In the cited article from The Nation, the rise of single-mother households is linked to both divorce and non-marriage childbearing; some women become single mothers because of separation or widowhood, others because they decide to raise a child outside the institution of registered marriage. It notes that the child-support scheme is seeing larger uptake by single mothers, hinting at both need and changing demographics. While exact national counts of single-mother households remain fragmented, the upward trend is clear.
Behind the numbers are several forces. First, the economic pressures: as rural-to-urban migration continues and jobs shift, many women take on paid work yet still carry the bulk of childcare responsibility. In Thai culture there remains the expectation for women to manage both home and (often) informal work compared with men. Second, social attitudes: while divorce and solo parenting are still stigmatised (in some regions of Thailand) the stigma is slowly lessening. Younger Thai couples are marrying later, living together without formal registration (ทะเบียนสมรส – tha bīan somm-rót) is more common, and women are more willing to break out of the “good wife” mold when needed.

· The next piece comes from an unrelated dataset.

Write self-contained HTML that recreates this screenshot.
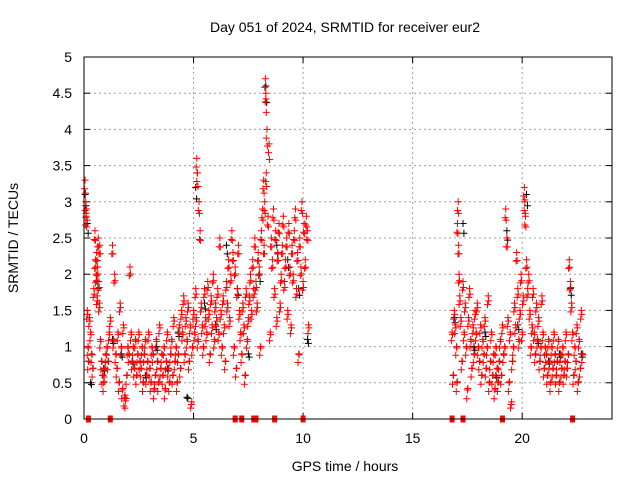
<!DOCTYPE html>
<html><head><meta charset="utf-8"><style>
body{margin:0;background:#fff;}
svg{display:block;font-family:"Liberation Sans",sans-serif;}
</style></head><body>
<svg id="chart" width="640" height="480" viewBox="0 0 640 480">
<rect width="640" height="480" fill="#fff"/>
<text x="345" y="32" font-size="14" text-anchor="middle">Day 051 of 2024, SRMTID for receiver eur2</text>
<text x="345" y="471" font-size="14" text-anchor="middle">GPS time / hours</text>
<text transform="translate(18,238) rotate(-90)" font-size="14" text-anchor="middle">SRMTID / TECUs</text>
<g id="grid"></g>
<g id="axes"></g>
<g id="black"></g>
<g id="red"></g>
<g id="marks"></g>
<rect x="84" y="57" width="528" height="362" fill="none" stroke="#000" stroke-width="1"/>
</svg>
<script>
const xTicks=[0,5,10,15,20];
const yTicks=[0,0.5,1,1.5,2,2.5,3,3.5,4,4.5,5];
const yTickLabels=["0","0.5","1","1.5","2","2.5","3","3.5","4","4.5","5"];
const redT=[0.05,0.08,0.1,0.12,0.15,0.18,0.2,0.25,0.3,0.35,0.4,0.45,0.5,0.52,0.55,0.58,0.6,0.62,0.65,0.68,0.7,0.72,0.75,0.8,0.85,0.9,0.95,1.0,1.05,1.1,1.15,1.2,1.3,1.35,1.4,1.45,1.5,1.55,1.6,1.65,1.7,1.75,1.8,1.85,1.9,1.95,2.0,2.05,2.1,2.15,2.2,2.25,2.3,2.35,2.4,2.45,2.5,2.55,2.6,2.65,2.7,2.75,2.8,2.85,2.9,2.95,3.0,3.05,3.1,3.15,3.2,3.25,3.3,3.35,3.4,3.45,3.5,3.55,3.6,3.65,3.7,3.75,3.8,3.85,3.9,3.95,4.0,4.05,4.1,4.15,4.2,4.25,4.3,4.35,4.4,4.45,4.5,4.55,4.6,4.65,4.7,4.75,4.8,4.85,4.9,4.95,5.0,5.05,5.1,5.12,5.15,5.18,5.2,5.25,5.3,5.35,5.4,5.45,5.5,5.55,5.6,5.65,5.7,5.75,5.8,5.85,5.9,5.95,6.0,6.05,6.1,6.15,6.2,6.25,6.3,6.35,6.4,6.45,6.5,6.55,6.6,6.65,6.7,6.75,6.8,6.85,6.9,6.95,7.0,7.05,7.1,7.15,7.2,7.25,7.3,7.35,7.4,7.45,7.5,7.55,7.6,7.65,7.7,7.75,7.8,7.85,7.9,7.95,8.0,8.05,8.1,8.15,8.2,8.22,8.25,8.28,8.3,8.32,8.35,8.4,8.45,8.5,8.55,8.6,8.65,8.7,8.75,8.8,8.85,8.9,8.95,9.0,9.05,9.1,9.15,9.2,9.25,9.3,9.35,9.4,9.45,9.5,9.55,9.6,9.65,9.7,9.75,9.8,9.85,9.9,9.95,10.0,10.05,10.1,10.15,10.2,10.25,
16.8,16.85,16.9,16.95,17.0,17.02,17.05,17.08,17.1,17.12,17.15,17.2,17.25,17.3,17.35,17.4,17.45,17.5,17.55,17.6,17.65,17.7,17.75,17.8,17.85,17.9,17.95,18.0,18.05,18.1,18.15,18.2,18.25,18.3,18.35,18.4,18.45,18.5,18.55,18.6,18.65,18.7,18.75,18.8,18.85,18.9,18.95,19.0,19.05,19.1,19.15,19.2,19.25,19.3,19.35,19.4,19.45,19.5,19.55,19.6,19.65,19.7,19.75,19.8,19.85,19.9,19.95,20.0,20.05,20.1,20.12,20.15,20.2,20.25,20.3,20.35,20.4,20.45,20.5,20.55,20.6,20.65,20.7,20.75,20.8,20.85,20.9,20.95,21.0,21.05,21.1,21.15,21.2,21.25,21.3,21.35,21.4,21.45,21.5,21.55,21.6,21.65,21.7,21.75,21.8,21.85,21.9,21.95,22.0,22.05,22.1,22.15,22.2,22.25,22.3,22.35,22.4,22.45,22.5,22.55,22.6,22.65,22.7,22.75];
const redV=[3.3,3.0,2.8,2.9,1.5,1.0,0.8,1.4,1.2,0.9,0.7,1.8,2.6,2.2,2.0,2.3,1.7,2.1,2.5,1.9,1.6,2.4,1.1,0.8,0.6,0.5,0.7,0.9,1.0,0.8,1.2,1.4,2.4,1.1,2.0,0.9,0.7,1.2,0.5,1.6,1.0,0.4,1.3,0.3,0.25,0.6,1.0,0.9,2.1,1.2,0.8,1.0,0.7,1.1,0.6,0.9,1.2,0.8,0.7,1.0,0.5,0.9,1.1,0.6,0.8,1.2,0.7,0.5,1.0,0.9,0.4,0.6,1.1,0.8,0.5,1.3,0.7,0.9,0.6,1.0,0.4,0.8,1.2,0.7,0.5,0.9,1.1,0.6,1.4,0.8,1.0,0.5,0.9,1.3,0.7,1.5,1.2,1.7,0.9,1.4,1.1,1.6,0.8,1.3,0.2,1.0,1.5,1.2,1.8,1.4,3.6,3.4,1.1,3.0,2.6,1.6,1.3,1.0,1.8,1.4,1.2,1.9,1.5,0.9,1.7,1.3,2.0,1.1,1.6,1.4,1.8,1.2,2.5,1.5,1.0,1.7,1.3,0.8,1.9,1.6,2.2,1.4,2.0,2.6,2.3,1.0,2.1,0.7,1.8,2.4,1.5,1.2,0.9,1.6,1.3,0.6,1.8,1.1,1.4,1.7,2.0,1.5,2.2,1.8,2.5,1.9,1.6,2.3,2.1,1.0,2.6,2.9,3.3,2.4,3.0,4.7,4.5,3.4,4.0,2.8,3.8,1.2,2.5,2.2,2.9,1.8,2.6,1.4,2.3,2.7,1.6,2.0,2.4,2.8,1.9,2.2,2.5,1.5,2.7,2.1,1.3,2.4,2.0,2.6,2.9,1.8,2.3,0.9,2.5,2.1,3.0,1.9,2.7,2.2,2.8,2.6,1.3,1.2,0.6,
1.5,1.3,1.0,0.5,2.7,3.0,2.4,2.0,1.7,1.4,0.8,1.9,1.2,1.6,1.0,0.4,1.4,1.8,1.1,0.7,1.3,0.9,1.5,1.2,1.6,1.0,0.8,1.3,0.6,1.1,0.9,1.4,0.7,1.0,1.7,0.5,0.8,1.2,0.6,0.9,0.4,1.0,0.7,0.5,0.8,1.1,0.6,1.3,0.9,1.0,2.9,2.5,1.4,0.5,1.2,0.2,0.8,1.0,1.6,1.3,2.3,1.8,1.1,1.5,2.0,1.2,1.7,3.2,3.0,2.8,2.2,1.8,2.0,1.5,1.0,1.3,1.8,1.2,0.9,1.6,1.1,1.4,0.8,1.0,1.7,1.2,0.7,1.0,0.9,0.6,1.1,0.8,0.5,1.0,0.7,1.2,0.9,0.6,0.8,1.1,0.5,0.9,0.7,1.0,0.6,0.8,1.2,0.7,0.9,2.2,1.9,1.6,1.2,0.6,1.0,0.8,1.3,0.5,1.1,0.7,1.5,0.9,0.6,1.2,1.4];
const blackT=[0.05,0.15,0.3,0.6,0.9,1.3,1.7,2.2,2.8,3.3,3.8,4.3,4.7,5.1,5.5,6.0,6.5,7.0,7.5,8.0,8.3,8.8,9.3,9.8,10.2,16.9,17.3,17.8,18.3,18.8,19.3,19.8,20.2,20.7,21.2,21.7,22.2,22.7];
const blackV=[3.1,2.7,0.5,1.9,0.7,1.1,0.9,0.8,0.6,1.0,0.7,1.2,0.3,3.2,1.6,1.3,2.4,1.8,0.9,2.0,4.6,2.4,2.2,1.8,1.1,1.4,2.7,1.0,1.2,0.6,2.6,1.3,3.1,1.1,0.8,0.9,1.8,0.9];
const markT=[0.2,1.2,6.9,7.2,7.75,7.85,8.7,10.0,16.8,17.3,19.1,22.3];
const X0=84,X1=612,Y0=419,Y1=57,XMAX=24.1,YMAX=5;
function sx(t){return X0+(X1-X0)*t/XMAX;}
function sy(v){return Y0-(Y0-Y1)*v/YMAX;}
const NS="http://www.w3.org/2000/svg";
function mk(tag,attrs,parent){const e=document.createElementNS(NS,tag);for(const k in attrs)e.setAttribute(k,attrs[k]);parent.appendChild(e);return e;}
const grid=document.getElementById('grid'),axes=document.getElementById('axes');
xTicks.forEach((t,i)=>{const x=sx(t);
 if(t>0){const g=mk('line',{x1:x,x2:x,y1:Y1,y2:Y0,stroke:'#a0a0a0','stroke-dasharray':'2,3'},grid);}
 const tk=mk('line',{x1:x,x2:x,y1:Y0,y2:Y0-6,stroke:'#000'},axes);
 const tk2=mk('line',{x1:x,x2:x,y1:Y1,y2:Y1+6,stroke:'#000'},axes);
 const l=mk('text',{x:x,y:Y0+24,'font-size':14,'text-anchor':'middle'},axes);l.textContent=String(t);});
yTicks.forEach((v,i)=>{const y=sy(v);
 if(v>0&&v<YMAX){const g=mk('line',{x1:X0,x2:X1,y1:y,y2:y,stroke:'#a0a0a0','stroke-dasharray':'2,3'},grid);}
 const tk=mk('line',{x1:X0,x2:X0+6,y1:y,y2:y,stroke:'#000'},axes);
 const tk2=mk('line',{x1:X1,x2:X1-6,y1:y,y2:y,stroke:'#000'},axes);
 const l=mk('text',{x:X0-12,y:y+5,'font-size':14,'text-anchor':'end'},axes);l.textContent=yTickLabels[i];});
function plus(g,t,v,c,name){const x=sx(t),y=sy(v);const p=mk('path',{d:`M${x-3.5},${y}h7M${x},${y-3.5}v7`,stroke:c,'stroke-width':1,fill:'none'},g);}
const bg=document.getElementById('black');blackT.forEach((t,i)=>{plus(bg,t,blackV[i],'#000','black-point');plus(bg,t+0.04,blackV[i]*0.95,'#000','black-point');});
const rg=document.getElementById('red');redT.forEach((t,i)=>{plus(rg,t,redV[i],'#f00','red-point');plus(rg,t+0.02,redV[i]*0.93+0.05,'#f00','red-point');plus(rg,t-0.03,Math.max(0.15,redV[i]-0.12),'#f00','red-point');});
const mg=document.getElementById('marks');markT.forEach(t=>{const r=mk('rect',{x:sx(t)-2.5,y:Y0-3.5,width:5,height:7,fill:'#f00'},mg);});
</script>
</body></html>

Third, fertility and family planning dynamics. Thailand has one of the world’s lowest fertility rates, and the conventional path of “marriage then kid(s)” is less dominant. Therefore, single mothers are not just an economic problem but a social shift: children may increasingly grow up with solo mothers, which changes how we think about parenting, community support, and gender roles.
What does this mean for policy and for everyday life? For the mothers: economic vulnerability is real. Raising a child alone in Thailand means juggling paid work, childcare, and often less formal job security. The welfare system is adapting, but gaps remain. For the children: the family structure may differ from traditional norms, and social supports (grandparents, neighbourhood systems) may be weaker in urbanised contexts. For Thai society: the rise of single-parent households forces a reevaluation of welfare, education, labour policy and cultural narratives around gender and parenting.
It also invites reflection on culturally-specific features. For example, the Thai idiom “สามีเป็นช้างเท้าหน้า ภรรยาเป็นช้างเท้าหลัง” (sā-mī bpen châang thâo nâa, pan-rā bpen châang thâo lǎng) — literally “the husband is the front elephant, the wife is the back leg” — encapsulates the older model of male lead and female supportive role. But as more women head families alone, the “back leg” becomes the lead, and social expectations shift with it.
In short, the growing number of single mothers in Thailand is not just a statistic, it signals a breakdown of an older family contract and the emergence of new family forms. Whether this is seen as liberation, consequence or necessity depends on vantage point—but what cannot be denied is the scale and speed of the shift. Thailand’s social services, labour policies and cultural narratives are now being nudged (or pushed) into 21st-century patterns where “แม่เลี้ยงเดี่ยว” is less a marginal label and more a mainstream reality.